“We will have to repent in this generation not merely for the vitriolic words and actions of the bad people, but for the appalling silence of the good people. We must come to see that human progress never rolls in on wheels of inevitability. It comes through the tireless efforts and persistent work of men (and women) willing to be coworkers with God, and without this hard work time itself becomes an ally of the forces of social stagnation.” Rev. Dr. Martin Luther king, Jr. “Letter from the Birmingham Jail.”
As a proclaimer of the gospel, an apostle and disciple of Jesus Christ, called by the church and sent to proclaim the good news, I cannot keep from speaking about what I have seen and heard. I have heard the cries of single moms with no food for their children. I have heard the cries of children whose father is incarcerated. I have heard the cries of homeless men and women, evicted families, addicted young adults, and formerly incarcerated citizens struggling to survive outside of prison. I have seen the joy of those who are reunited with loved ones. I have seen the joy of families gathered at the table to eat a meal together. I have seen the joy of people whose housing is restored, who have received employment, and who have stayed clean and sober by the grace of God.
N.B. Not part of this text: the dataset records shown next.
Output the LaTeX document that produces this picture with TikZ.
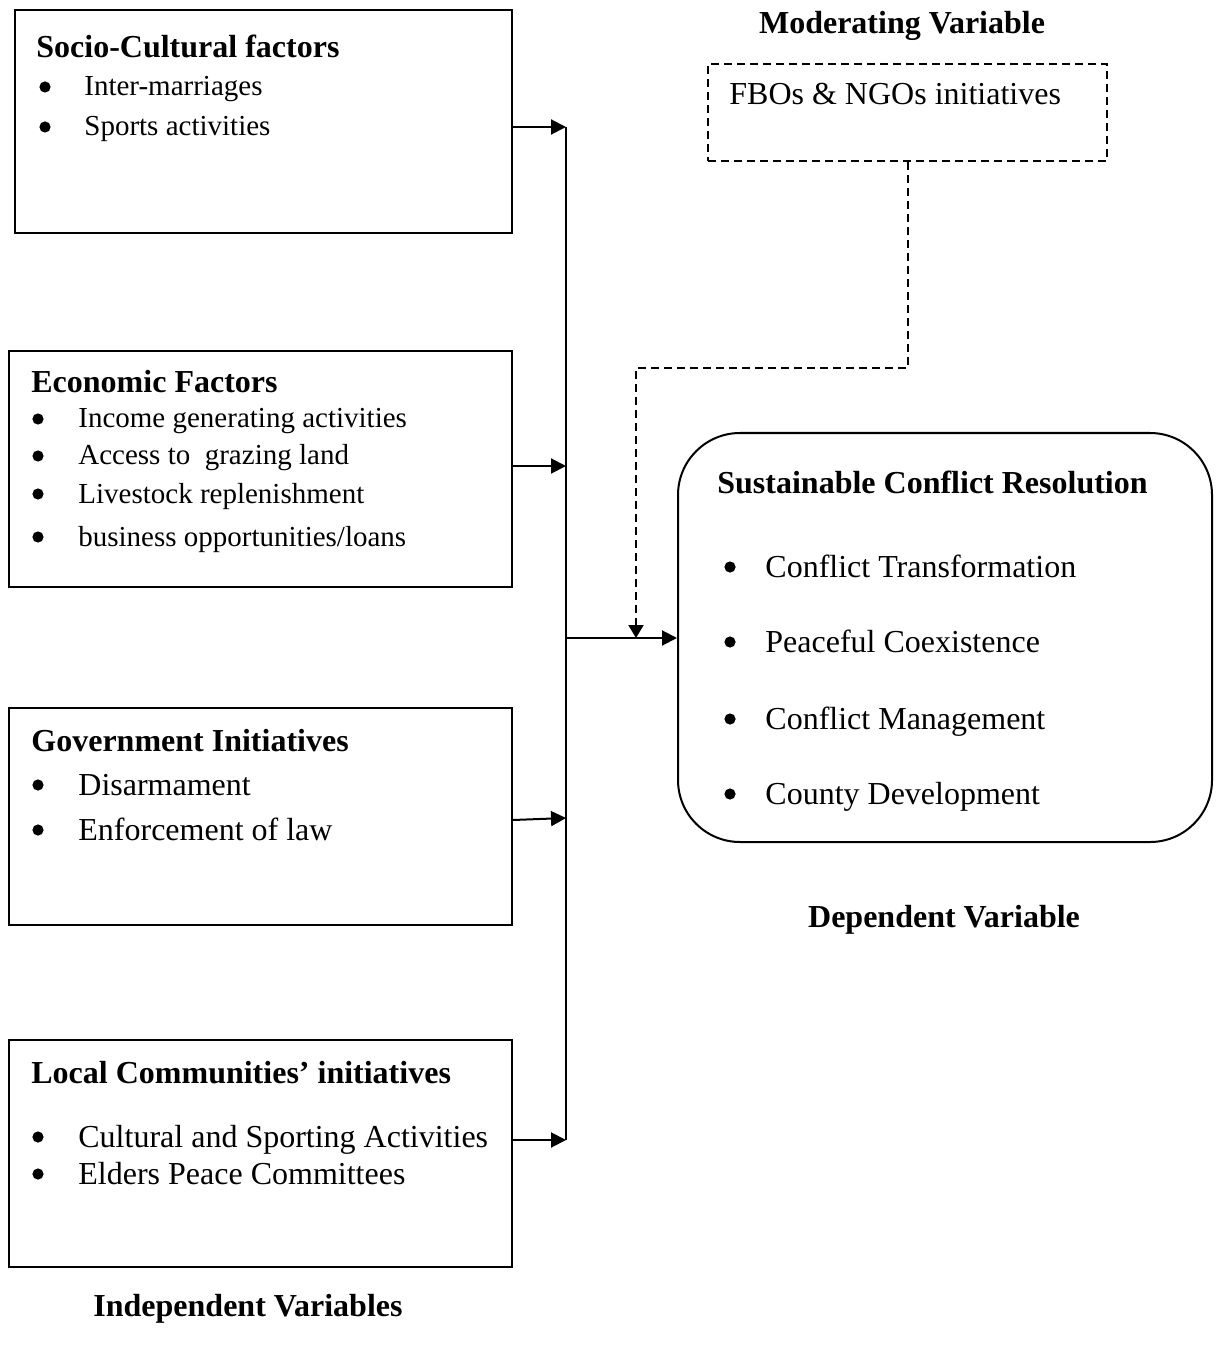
\documentclass[tikz,border=0pt]{standalone}
\usepackage{fontspec}
\setmainfont{Liberation Serif}
\usetikzlibrary{arrows.meta,fit}

\begin{document}
\begin{tikzpicture}[x=0.5pt,y=-0.5pt,
  box/.style={draw=black, line width=1pt, inner sep=0pt},
  ttl/.style={anchor=base west, inner sep=0pt, font=\fontsize{16}{19}\selectfont\bfseries},
  itm/.style={anchor=base west, inner sep=0pt, font=\fontsize{16}{19}\selectfont},
  sitm/.style={anchor=base west, inner sep=0pt, font=\fontsize{14.5}{17}\selectfont},
  dot/.style={circle, fill=black, inner sep=0pt, minimum size=5.6pt},
  arr/.style={line width=1pt, -{Triangle[length=7.5pt,width=7.5pt]}},
  darr/.style={line width=1pt, dash pattern=on 4pt off 2.5pt, -{Triangle[length=6.5pt,width=7.5pt]}}]
\useasboundingbox (0,0) rectangle (1221,1347);

% independent variables
\node[box, fit={(15,10) (512,233)}] (soc) {};
\node[ttl] (soct) at (36,58) {Socio-Cultural factors};
\node[dot] (socd1) at (45,87) {};
\node[sitm] (soci1) at (84,96) {Inter-marriages};
\node[dot] (socd2) at (45,127) {};
\node[sitm] (soci2) at (84,136) {Sports activities};

\node[box, fit={(9,351) (512,587)}] (eco) {};
\node[ttl] (ecot) at (31,393) {Economic Factors};
\node[dot] (ecod1) at (38,419) {};
\node[sitm] (ecoi1) at (78,428) {Income generating activities};
\node[dot] (ecod2) at (38,456) {};
\node[sitm] (ecoi2) at (78,465) {Access to\ \ grazing land};
\node[dot] (ecod3) at (38,494) {};
\node[sitm] (ecoi3) at (78,503) {Livestock replenishment};
\node[dot] (ecod4) at (38,537) {};
\node[sitm] (ecoi4) at (78,546) {business opportunities/loans};

\node[box, fit={(9,708) (512,925)}] (gov) {};
\node[ttl] (govt) at (31,751) {Government Initiatives};
\node[dot] (govd1) at (38,785) {};
\node[itm] (govi1) at (78,795) {Disarmament};
\node[dot] (govd2) at (38,830) {};
\node[itm] (govi2) at (78,840) {Enforcement of law};

\node[box, fit={(9,1040) (512,1267)}] (loc) {};
\node[ttl] (loct) at (31,1083) {Local Communities’ initiatives};
\node[dot] (locd1) at (38,1137) {};
\node[itm] (loci1) at (78,1147) {Cultural and Sporting Activities};
\node[dot] (locd2) at (38,1174) {};
\node[itm] (loci2) at (78,1184) {Elders Peace Committees};

% moderating variable
\node[draw=black, line width=0.8pt, dash pattern=on 4pt off 2.5pt, inner sep=0pt,
  fit={(708,64) (1107,161)}] (mod) {};
\node[itm] (modi) at (729,105) {FBOs \& NGOs initiatives};

% dependent variable
\node[box, rounded corners=31pt, fit={(678,433) (1212,842)}] (res) {};
\node[ttl] (rest) at (717,493) {Sustainable Conflict Resolution};
\node[dot] (resd1) at (730,567) {};
\node[itm] (resi1) at (765,577) {Conflict Transformation};
\node[dot] (resd2) at (730,642) {};
\node[itm] (resi2) at (765,652) {Peaceful Coexistence};
\node[dot] (resd3) at (730,719) {};
\node[itm] (resi3) at (765,729) {Conflict Management};
\node[dot] (resd4) at (730,794) {};
\node[itm] (resi4) at (765,804) {County Development};

% labels
\node[ttl, anchor=base] (modlbl) at (902,34) {Moderating Variable};
\node[ttl, anchor=base] (deplbl) at (944,927) {Dependent Variable};
\node[ttl, anchor=base] (indlbl) at (248,1316) {Independent Variables};

% connectors
\coordinate (bustop) at (566,127);
\coordinate (busbot) at (566,1140);
\coordinate (ecoin) at (566,466);
\coordinate (govin) at (566,818);
\coordinate (hub) at (566,638);
\coordinate (join) at (636,638);
\coordinate (kink) at (907,368);
\draw[line width=1pt] (bustop) -- (busbot);
\draw[arr] (soc.east |- bustop) -- (bustop);
\draw[arr] (eco.east |- ecoin) -- (ecoin);
\draw[arr] ([yshift=-1pt]gov.east |- govin) -- (govin);
\draw[arr] (loc.east |- busbot) -- (busbot);
\draw[arr] (hub) -- (res.west |- hub);
\draw[darr] (mod.south) -- (mod.south |- kink) -| (join);
\end{tikzpicture}
\end{document}
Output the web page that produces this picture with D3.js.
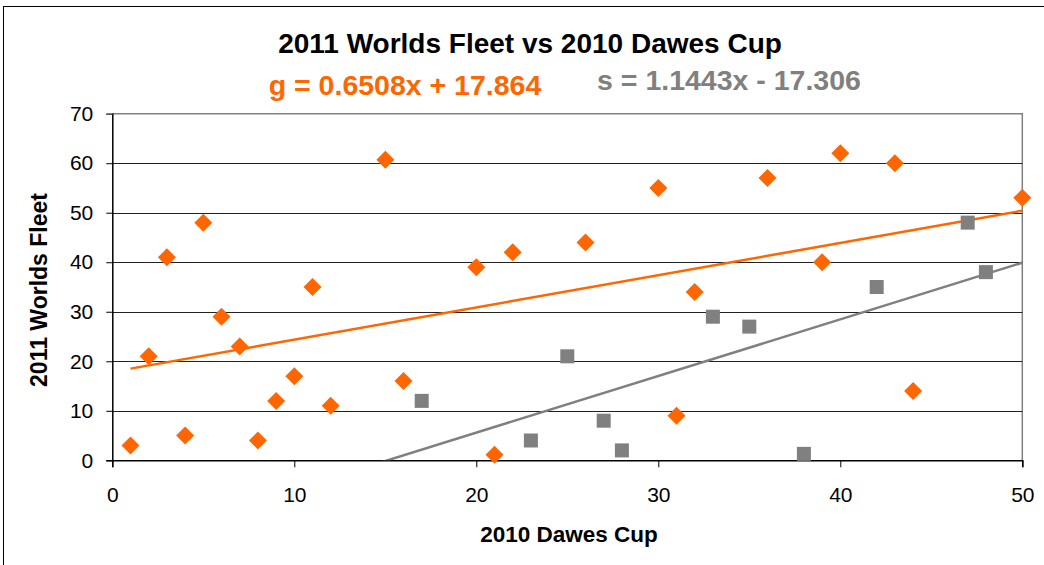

Advocacy, for me, begins with hope in God’s merciful justice. I believe people can heal, people can be changed, people are redeemable. I believe this because God raises the dead, multiplies loaves and fishes, forgives sinners, and confronts demons. We speak a vision for God’s future. We speak with and for the most vulnerable members of God’s family, for those who suffer at the bottom of the human pyramid. We speak to encourage and empower those who suffer to stand up and be seen and heard. We speak against the powers of evil and injustice that threaten to destroy God’s beloved children. We speak as a public witness for love and justice for all of God’s children. I am passionate about God’s Word and the promise of an end to suffering, hunger, and death. If we are not speaking, not fighting, not loving or serving, we are not following Jesus. A silent church is complicit in the injustice that threatens us. As Dr. King said, “Injustice anywhere is a threat to justice everywhere.” I have hope that our work as a body is necessary and good. I have hope that advocacy makes a difference. I have hope that agitation and challenge of the status quo is the way in which God’s kingdom comes among us and for us. I am called to use my voice to share good news and denounce injustice. The faith community, rooted in God’s Word, is especially called to speak. Prayer, proclamation, and advocacy are all part of the witness to which we are called as bearers of the gospel.